Cytat: |
Wampiry jako krwiożercze bestie kojarzą się głównie z literaturą i filmem - i słusznie. Nie wszyscy jednak wiedzą, że w przeszłości wykorzystywano je do zadań specjalnych. Tak, brzmi to jak żart, ale prawda jest taka, że amerykańskie wojsko kilkadziesiąt lat temu przeprowadziło specjalną operację, w której newralgiczną rolę odegrały właśnie wampiry.
W latach 50-tych ubiegłego wieku amerykańska armia wzięła udział w specjalnej misji, którą realizowano na terenie Filipin. Amerykanie mieli za zadanie pomóc władzom tego kraju w przepędzeniu oddziałów Hukbalahap, które stanowiły zbrojne ramię Komunistycznej Partii Filipin.
Mózgiem całej operacji był generał Edward G. Lansdale, który podczas II wojny światowej służył w Biurze Służb Strategicznych pełniącym wówczas funkcję amerykańskiej agencji wywiadowczej. W 1945 r. Lansdale został przeniesiony do kwatery głównej Sił Zbrojnych Zachodniego Pacyfiku, a w połowie lat 50-tych przydzielono mu specjalne zadanie. Na prośbę byłego prezydenta Filipin Elpidio Quirino, amerykański generał trafił do Joint United States Military Assistance Group, by udzielać wskazówek służbom wywiadu filipińskiego. Działający dla armii agenci mieli w przyszłości rozprawić się z bojówkarzami komunistycznymi i nie dopuścić do przygotowywanego przez nich powstania.
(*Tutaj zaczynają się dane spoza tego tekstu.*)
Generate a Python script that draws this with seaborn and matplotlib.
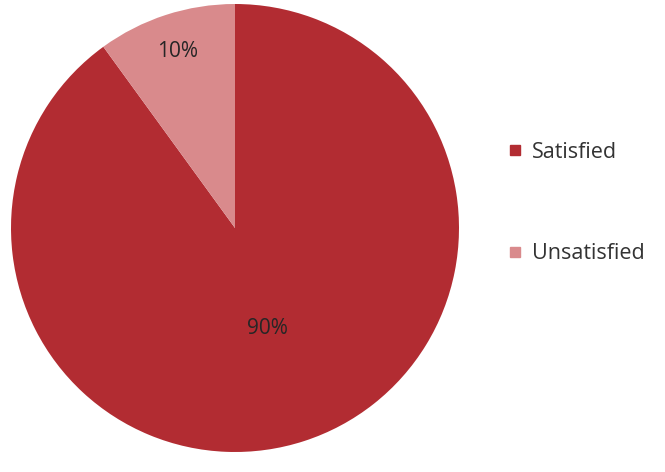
import numpy as np
import matplotlib
matplotlib.use("Agg")
import matplotlib.pyplot as plt
from matplotlib.lines import Line2D
import seaborn as sns

categories = ["Satisfied", "Unsatisfied"]
shares = [90, 10]
colors = ["#B22C32", "#D98A8C"]

sns.set_theme(style="white")
plt.rcParams["font.family"] = ["Open Sans", "DejaVu Sans"]

W, H = 665, 472
fig = plt.figure(figsize=(W / 100, H / 100), dpi=100)
fig.patch.set_facecolor("white")

# pie centred at (235, 228) px with a 224 px radius
cx, cy, r = 235, 228, 224
ax = fig.add_axes([(cx - r) / W, (H - cy - r) / H, 2 * r / W, 2 * r / H])

wedges, _ = ax.pie(shares, colors=colors, startangle=90, counterclock=False,
                   wedgeprops=dict(linewidth=0))
ax.set_xlim(-1, 1)
ax.set_ylim(-1, 1)
ax.set_aspect("equal")
ax.axis("off")

# percentage labels at the middle angle of each wedge
label_dist = [0.47, 0.83]
for w, val, d in zip(wedges, shares, label_dist):
    mid = np.deg2rad((w.theta1 + w.theta2) / 2)
    ax.text(d * np.cos(mid), d * np.sin(mid), f"{val}%", ha="center", va="center",
            fontsize=15, color="#262626")

fs = 15.5
handles = [Line2D([], [], marker="s", linestyle="none", markersize=7.2,
                  markerfacecolor=c, markeredgecolor=c) for c in colors]
fig.legend(handles, categories, loc="center left", bbox_to_anchor=(504 / W, 1 - 203 / H),
           frameon=False, fontsize=fs, labelspacing=3.75, handletextpad=0.28,
           handlelength=1.0, borderpad=0, borderaxespad=0, labelcolor="#333333")

fig.savefig("out.png", dpi=100, facecolor="white")
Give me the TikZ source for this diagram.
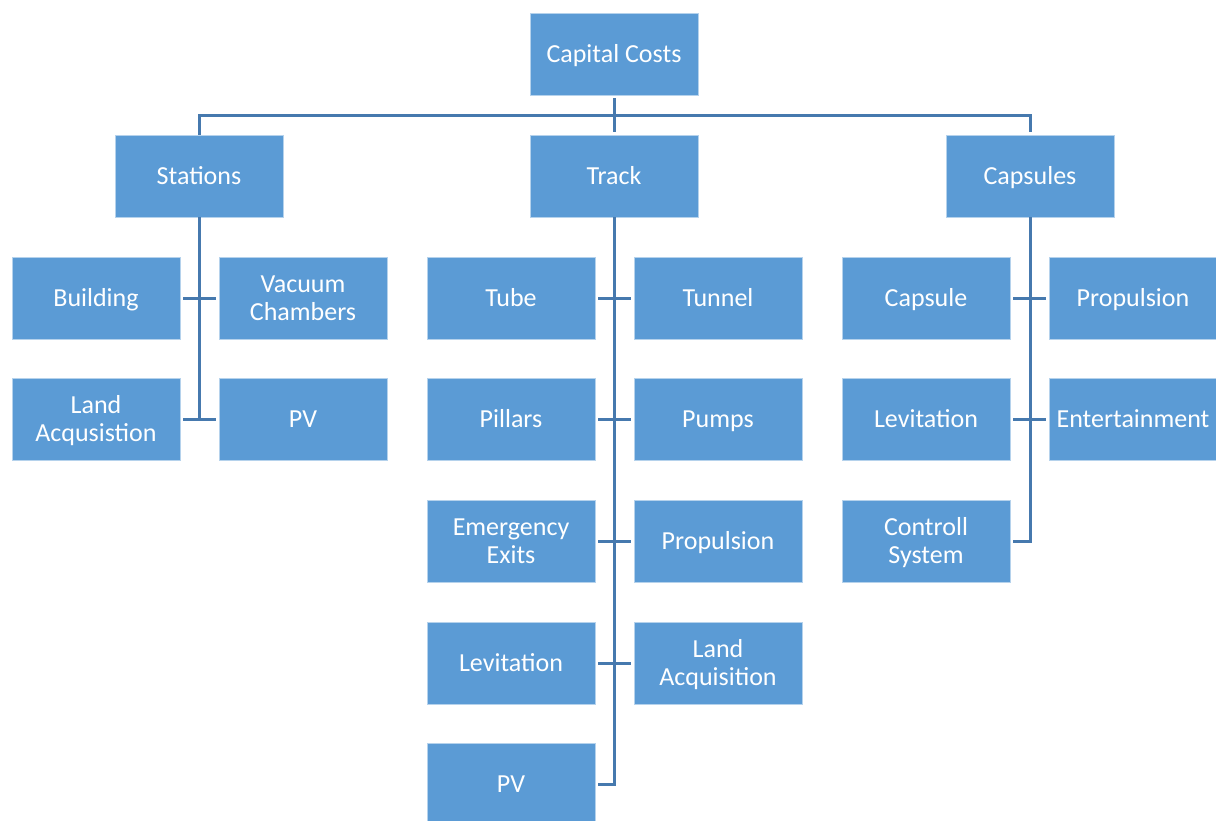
\documentclass[tikz,border=0pt]{standalone}
\usepackage{fontspec}
\setmainfont{Carlito}
\definecolor{boxblue}{RGB}{91,155,213}
\definecolor{linkblue}{RGB}{70,121,174}
\tikzset{
  unit/.style={rectangle, fill=boxblue, draw=white!55!boxblue, line width=0.8pt,
    minimum width=168pt, minimum height=82pt, inner sep=0pt, text=white,
    text height=22pt, text depth=6pt,
    align=center, font=\fontsize{26pt}{28pt}\selectfont},
  unittwo/.style={unit, text height=50pt},
  link/.style={draw=linkblue, line width=3pt},
  stub/.style={link, shorten <=3pt, shorten >=3pt}
}
\begin{document}
\begin{tikzpicture}[x=1pt,y=-1pt]
\useasboundingbox (0,0) rectangle (1216,820);
% top level
\node[unit] (root) at (614,54) {Capital Costs};
\node[unit] (st) at (199,176) {Stations};
\node[unit] (tr) at (614,176) {Track};
\node[unit] (ca) at (1030,176) {Capsules};
% stations
\node[unit] (stb) at (96,298) {Building};
\node[unittwo] (stv) at (303,298) {Vacuum\\Chambers};
\node[unittwo] (stl) at (96,419) {Land\\Acqusistion};
\node[unit] (stp) at (303,419) {PV};
% track
\node[unit] (trt) at (511,298) {Tube};
\node[unit] (trn) at (718,298) {Tunnel};
\node[unit] (trp) at (511,419) {Pillars};
\node[unit] (tru) at (718,419) {Pumps};
\node[unittwo] (tre) at (511,541) {Emergency\\Exits};
\node[unit] (trr) at (718,541) {Propulsion};
\node[unit] (trl) at (511,663) {Levitation};
\node[unittwo] (tra) at (718,663) {Land\\Acquisition};
\node[unit] (trv) at (511,784) {PV};
% capsules
\node[unit] (cac) at (926,298) {Capsule};
\node[unit] (cap) at (1133,298) {Propulsion};
\node[unit] (cal) at (926,419) {Levitation};
\node[unit] (cae) at (1133,419) {Entertainment};
\node[unittwo] (cas) at (926,541) {Controll\\System};
% root to first level
\coordinate (bus) at (614,115);
\draw[link, shorten <=3pt] (root.south) -- (bus);
\draw[link, shorten >=3pt] (st.north) |- (bus) -| (ca.north);
\draw[link, shorten >=3pt] (bus) -- (tr.north);
% station spine and stubs
\draw[link] (st.south) |- ([xshift=3pt]stl.east);
\draw[stub] (stb.east) -- (stv.west);
\draw[stub] (stl.east) -- (stp.west);
% track spine and stubs
\draw[link] (tr.south) |- ([xshift=3pt]trv.east);
\draw[stub] (trt.east) -- (trn.west);
\draw[stub] (trp.east) -- (tru.west);
\draw[stub] (tre.east) -- (trr.west);
\draw[stub] (trl.east) -- (tra.west);
% capsule spine and stubs
\draw[link] (ca.south) |- ([xshift=3pt]cas.east);
\draw[stub] (cac.east) -- (cap.west);
\draw[stub] (cal.east) -- (cae.west);
\end{tikzpicture}
\end{document}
Pewnego dnia Landsale wpadł jednak na świetny pomysł, który w sposób równie skuteczny, co efektowny miał zapobiec rozlaniu się "czerwonej zarazy" na terytorium Filipin. W miejscu stacjonowania oddziałów Hukbalahap, przedstawiciele wywiadu zaczęli upowszechniać wśród mieszkańców historie o przerażających zdarzeniach, duchach i wampirach, które grasowały rzekomo w okolicy. Centralną postacią historyjek rozpowiadanych przez agentów był bezwzględny wampir Asuang. Wieści o przerażających zjawiskach zaczęły się szybko rozchodzić, a to był dopiero początek wojny psychologicznej.
Po jakimś czasie agenci podjęli się realizacji kolejnego punktu misji. Kiedy pod osłoną nocy przedstawiciele obozu komunistycznego inspekcjonowali podległy im teren, przedstawiciele wywiadu porwali ostatniego bojówkarza idącego w patrolu. Mężczyzna został zamordowany, a w jego szyi wydrążone zostały dwa otwory przypominające ugryzienie. Potem wypompowanego z niego całą krew i wyrzucono z powrotem na trasę. Kiedy rebelianci wrócili się, by znaleźć brakującego członka oddziału, natrafili tylko na zmasakrowane zwłoki kolegi, którego ciało było uszkodzone w sposób przypominający metody działania wampira Asuang.
Wraz z nastaniem dnia, komuniści mając świeże wspomnienie kolegi, który w ich mniemaniu padł ofiarą krwiożerczej bestii, wynieśli się z okolicy.
Wspomnienia generała Landsale'a zamieszczone zostały w książce "Strange Secrets: Real Government Files on the Unknown" Nicka Redferna. |
http://niewiarygodne.pl/kat,1017181,titl.....omosc.html
Artykuł to tak a propos tego jak daleko posunąć mogą się rządy,a raczej armie lub służby,żeby dopiąć celu.Może coś na kształt tych wampirów kombinują z tym całym ufo
.A tak poważnie to aż strach pomyśleć jak bardzo chore środki mogą podjąć do wprowadzenia swoich planów.Kiedyś na potrzeby małej misji wymyślono akcję z wampirami,jak trzeba było dać pretekst do początku czegoś poważnego,jako część większego planu,to wyskoczono z 9/11.Co dalej?